Dengan begitu, ke depan, skema pemilu di Indonesia akan berubah: tanpa lagi pelaksanaan serentak untuk eksekutif dan legislatif.
2. Demokrat Soroti Perpanjangan Masa Jabatan DPRD
Sekretaris Jenderal Partai Demokrat, Herman Khaeron, menyatakan bahwa pihaknya menghormati keputusan MK sebagai final dan mengikat. Namun, ia menyoroti potensi masa jabatan DPRD yang molor hingga dua tahun.
"Saya paham bahwa keputusan MK final and binding sehingga strategi dan manajemen partai ke depan harus dipersiapkan sesuai keputusan tersebut," ujarnya. Lebih lanjut, ia menegaskan bahwa Demokrat masih mendiskusikan berbagai implikasi, termasuk aspek pembiayaan, sosialisasi caleg, dan potensi harus revisi Undang‑Undang Pemilu.
3. Golkar Ragukan Konsistensi Putusan MK
Wakil Ketua Umum Golkar, Adies Kadir, menilai putusan MK kali ini membuka ruang perdebatan. Ia mempertanyakan peran MK saat memberi norma baru, bukan sekadar membatalkan yang lama, dan mengingatkan putusan MK sebelumnya yang juga sempat berubah.
"Apakah berubah kalau ketua MK-nya atau hakimnya ganti?" katanya. Ia menambahkan bahwa silih bergantinya putusan menimbulkan pertanyaan terkait karakter “final and binding”-nya.
4. PKB Sebut Putusan Terdengar Melampaui UU
Waketum PKB, Cucun Ahmad Syamsurijal, menyoroti putusan MK yang dinilainya melampaui kewenangan dan Undang-Undang. Ia menyerukan agar MK tetap menjunjung konstitusi lima tahunan dan tidak menyebabkan masa transisi yang berlarut.
"Kalau konstitusinya mengatur pemilu 5 tahun, ya harus konsisten dong," tegas Cucun.
5. PDIP Ingin Pisahkan Pemilu Eksekutif dan Legislatif
Wakil Ketua Komisi II DPR dari PDIP, Aria Bima, mengatakan putusan ini mengejutkan. Ia mengusulkan pemisahan dalam bentuk horizontal: pilpres dan pilkada dipisah dari pemilihan legislatif.
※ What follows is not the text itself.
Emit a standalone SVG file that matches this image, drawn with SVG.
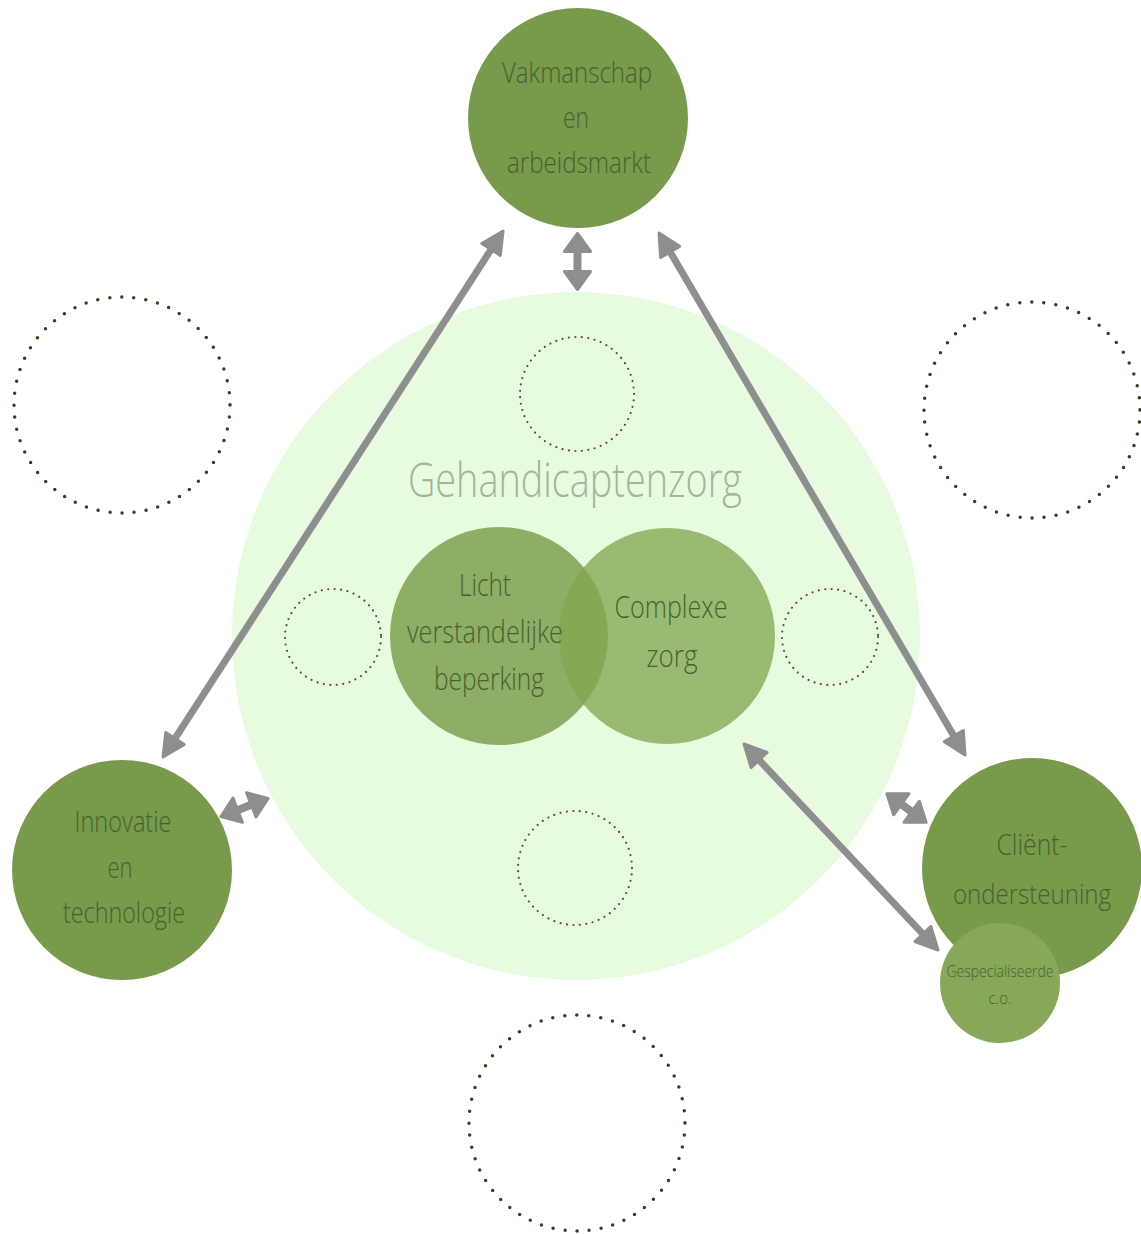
<svg xmlns="http://www.w3.org/2000/svg" width="1141" height="1234" viewBox="0 0 1141 1234">
<style>
.bg{fill:#ffffff}
.zone{fill:#e7fcdf}
.node{fill:#779a4b}
.sub{fill:#87a859}
.vennL{fill:#8dae65}
.vennR{fill:#81a64f;fill-opacity:0.77}
.dotL{fill:none;stroke:#3b3f22;stroke-width:3.5;stroke-dasharray:0 12.1;stroke-linecap:round}
.dotS{fill:none;stroke:#4d5238;stroke-width:2.2;stroke-dasharray:0 6.5;stroke-linecap:round}
.lbl{font-family:"Open Sans","Liberation Sans",sans-serif;font-weight:300;fill:#46622c;text-anchor:middle}
.title{font-family:"Open Sans","Liberation Sans",sans-serif;font-weight:300;fill:#a5b39a;text-anchor:middle}
.arr{fill:none;stroke:#8e8e8e;marker-start:url(#ah);marker-end:url(#ah)}
.arrs{fill:none;stroke:#8e8e8e;marker-start:url(#ahs);marker-end:url(#ahs)}
</style>
<defs>
<marker id="ah" viewBox="0 0 28 26" markerWidth="28" markerHeight="26" refX="10" refY="13" orient="auto-start-reverse" markerUnits="userSpaceOnUse">
<path d="M3,2 L25,13 L3,24 Z" fill="#8e8e8e" stroke="#8e8e8e" stroke-width="3" stroke-linejoin="round"/>
</marker>
<marker id="ahs" viewBox="0 0 24 30" markerWidth="24" markerHeight="30" refX="8" refY="15" orient="auto-start-reverse" markerUnits="userSpaceOnUse">
<path d="M3,2 L21,15 L3,28 Z" fill="#8e8e8e" stroke="#8e8e8e" stroke-width="3" stroke-linejoin="round"/>
</marker>
</defs>
<rect class="bg" x="0" y="0" width="1141" height="1234"/>

<g id="zone-gehandicaptenzorg">
<circle class="zone" cx="576" cy="636" r="344"/>
<text class="title" x="575" y="497" font-size="48" textLength="334" lengthAdjust="spacingAndGlyphs">Gehandicaptenzorg</text>
</g>

<g id="placeholders">
<circle class="dotL" cx="122" cy="405" r="108"/>
<circle class="dotL" cx="1032" cy="410" r="108"/>
<circle class="dotL" cx="577" cy="1123" r="108"/>
<circle class="dotS" cx="577" cy="394" r="57"/>
<circle class="dotS" cx="333" cy="637" r="48"/>
<circle class="dotS" cx="830" cy="637" r="48"/>
<circle class="dotS" cx="575" cy="868" r="57"/>
</g>

<g id="node-licht">
<circle class="vennL" cx="499" cy="636" r="109"/>
</g>
<g id="node-complexe">
<circle class="vennR" cx="667" cy="636" r="108"/>
</g>
<g id="labels-venn">
<text class="lbl" x="485" y="596" font-size="31" textLength="52" lengthAdjust="spacingAndGlyphs">Licht</text>
<text class="lbl" x="485" y="643" font-size="31" textLength="156" lengthAdjust="spacingAndGlyphs">verstandelijke</text>
<text class="lbl" x="489" y="690" font-size="31" textLength="110" lengthAdjust="spacingAndGlyphs">beperking</text>
<text class="lbl" x="671" y="618" font-size="31" textLength="113" lengthAdjust="spacingAndGlyphs">Complexe</text>
<text class="lbl" x="672" y="667" font-size="31" textLength="51" lengthAdjust="spacingAndGlyphs">zorg</text>
</g>

<g id="node-vakmanschap">
<circle class="node" cx="578" cy="118" r="110"/>
<text class="lbl" x="577" y="83" font-size="30" textLength="150" lengthAdjust="spacingAndGlyphs">Vakmanschap</text>
<text class="lbl" x="576" y="128" font-size="30" textLength="26" lengthAdjust="spacingAndGlyphs">en</text>
<text class="lbl" x="579" y="173" font-size="30" textLength="144" lengthAdjust="spacingAndGlyphs">arbeidsmarkt</text>
</g>

<g id="node-innovatie">
<circle class="node" cx="122" cy="870" r="110"/>
<text class="lbl" x="123" y="832" font-size="30" textLength="97" lengthAdjust="spacingAndGlyphs">Innovatie</text>
<text class="lbl" x="120" y="878" font-size="30" textLength="25" lengthAdjust="spacingAndGlyphs">en</text>
<text class="lbl" x="124" y="923" font-size="30" textLength="122" lengthAdjust="spacingAndGlyphs">technologie</text>
</g>

<g id="node-clientondersteuning">
<circle class="node" cx="1032" cy="868" r="110"/>
<text class="lbl" x="1032" y="855" font-size="30" textLength="71" lengthAdjust="spacingAndGlyphs">Cliënt-</text>
<text class="lbl" x="1032" y="904" font-size="28" textLength="158" lengthAdjust="spacingAndGlyphs">ondersteuning</text>
</g>

<g id="node-gespecialiseerde">
<circle class="sub" cx="1000" cy="983" r="60"/>
<text class="lbl" x="1000" y="977" font-size="16" textLength="107" lengthAdjust="spacingAndGlyphs">Gespecialiseerde</text>
<text class="lbl" x="1000" y="1004" font-size="16" textLength="23" lengthAdjust="spacingAndGlyphs">c.o.</text>
</g>

<g id="connectors">
<line class="arr" stroke-width="7" x1="171.2" y1="744.4" x2="494.9" y2="243.6"/>
<line class="arr" stroke-width="7" x1="666.6" y1="245.9" x2="957.4" y2="742.1"/>
<line class="arrs" stroke-width="8" x1="577.5" y1="246.5" x2="577.5" y2="276.5"/>
<line class="arrs" stroke-width="8" x1="233.05" y1="811.95" x2="255.95" y2="803.05"/>
<line class="arrs" stroke-width="8" x1="897.3" y1="801.3" x2="915.7" y2="814.7"/>
<line class="arr" stroke-width="7" x1="754.3" y1="754.9" x2="927.7" y2="939.1"/>
</g>
</svg>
"Pemilu eksekutif dipisah dengan pemilu legislatif gitu," ujarnya, sembari menyatakan PDIP akan menjaga aspirasi tersebut dalam pembahasan revisi UU Pemilu.
6. NasDem: MK Positif Legislator?
Ketua Komisi II DPR dari NasDem, Rifqinizamy Karsayuda, menilai MK kini bertindak layaknya pembentuk norma, bukan hanya pembatal aturan. Ia menyatakan tak setuju kalau MK “positive legislature” yang membuat aturan baru, dan perlu evaluasi terhadap dinamika antar-lembaga negara.
7. Parpol akan Bergerak Bersama
Ketua DPR dan Ketua DPP PDIP, Puan Maharani, memimpin pertemuan antarpartai di DPR untuk membahas putusan MK. Menurutnya, perlu pemahaman menyeluruh terkait potensi perpanjangan masa jabatan dan dampak konstitusionalnya.
"Partai politik akan berkumpul membahas putusan tersebut," terang Puan. PDI Perjuangan disebutnya juga akan menyusun sikap resmi berdasarkan masukan pemerintah, masyarakat, dan pimpinan DPR.